Hopefully, she is getting permission to draw the people she is putting in her pictures before sharing them with the world. If the person you are drawing is a real person, you have to have their consent to use their image. If I am drawing a real person, I am careful to get consent. Of course, if I am drawing out of my head, using one of those little wooden pose models, or just making it up straight out of my head, imaginary consent is pretty much superfluous. (Superfluous… a very good word. But you should look it up before you use it so that you use it correctly. Much as this article does with the word consent.)
Both of the characters in the cartoon are made up. The first lady, the pirate Zorah the Seawitch, is a re-interpretation of a George Perez comic-book character (being an altered image that looks like the original only in pose and proportions, it essentially becomes my own creation.)
The portrait at the left of Naomi, was made from a photograph given to me by the girl herself, asking me to draw her as I saw her. This was consent. I not only gave her the first original, she expressly knew that I have a blog where I have posted such pictures before.
Of course, Naomi herself told me it doesn’t look enough like her that her friends would recognize her without help. And she did not give me permission to reveal her actual name. I made the name Naomi up for the portrait, using one letter that is the same as the first letter of her last name, and I will not reveal which letter that is. Thus, I have a sort of consent for calling the portrait by the name I call it.

Being a naturist or nudist requires a good deal of knowledge about consent. If you carry a camera around on your phone in a nudist park or naturist club, you have to understand you don’t have consent to take pictures of anybody without express permission… or written permission if you are in any way planning to publish it or put it on the internet. You also don’t have permission to stand around and stare at other nudists, just as they don’t have automatic consent to stare at you. Or laugh at you, unless you give consent by laughing about yourself first.

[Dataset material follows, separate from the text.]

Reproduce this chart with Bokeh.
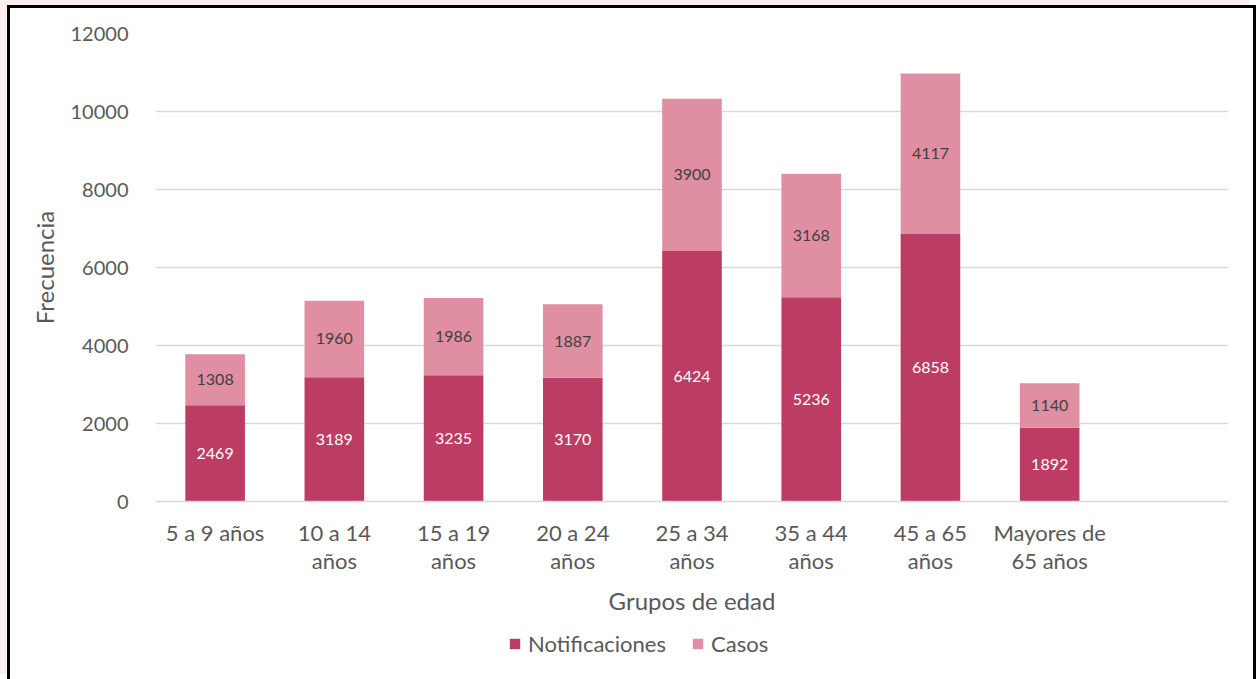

But the thing that makes the word consent a powerful magic word, is when somebody realizes using a little bit of common sense (which is actually an oxymoron because sense is not common and what the common man believes is true is rarely good sense) that this word needs to be taught in sex education classes (another oxymoron because nobody can teach sex education anymore due to the fact that the average ox who votes for the school board members is a moron and never had sex education himself but has a religion that tells him that he should reject any attempts to make his kids smarter as loudly as possible.)
In my own case, as a victim of a sexual assault by an older boy at the age of ten, I did not know about consent. And neither did my attacker. I did not give any consent to having my testicles twisted at the same time I was forbidden to scream in pain. And because I did not give consent, it was a crime, even for someone who wasn’t yet legally an adult, like him. Neither of us knew that I could say no legally and he had to stop. I was too traumatized to let myself remember what he did to me for another twelve years so he got away with it completely. It would’ve helped if I had known a little bit about what he was doing to me and why. And what my rights were supposed to be. And it wouldn’t have hurt if somebody had told him that what he was doing was wrong.
Kids need to know at a really early age more than just about bees pollinating flowers and birds singing to attract a mate for some serious egg laying. They need to know about consent. And what people should not do without consent. Or even with consent if it is forced, coerced, achieved through trickery, or not valued in court because you were under-aged when he did what he did.
Teaching consent as a part of sex education is an important enough idea that I will need to come back to it again later.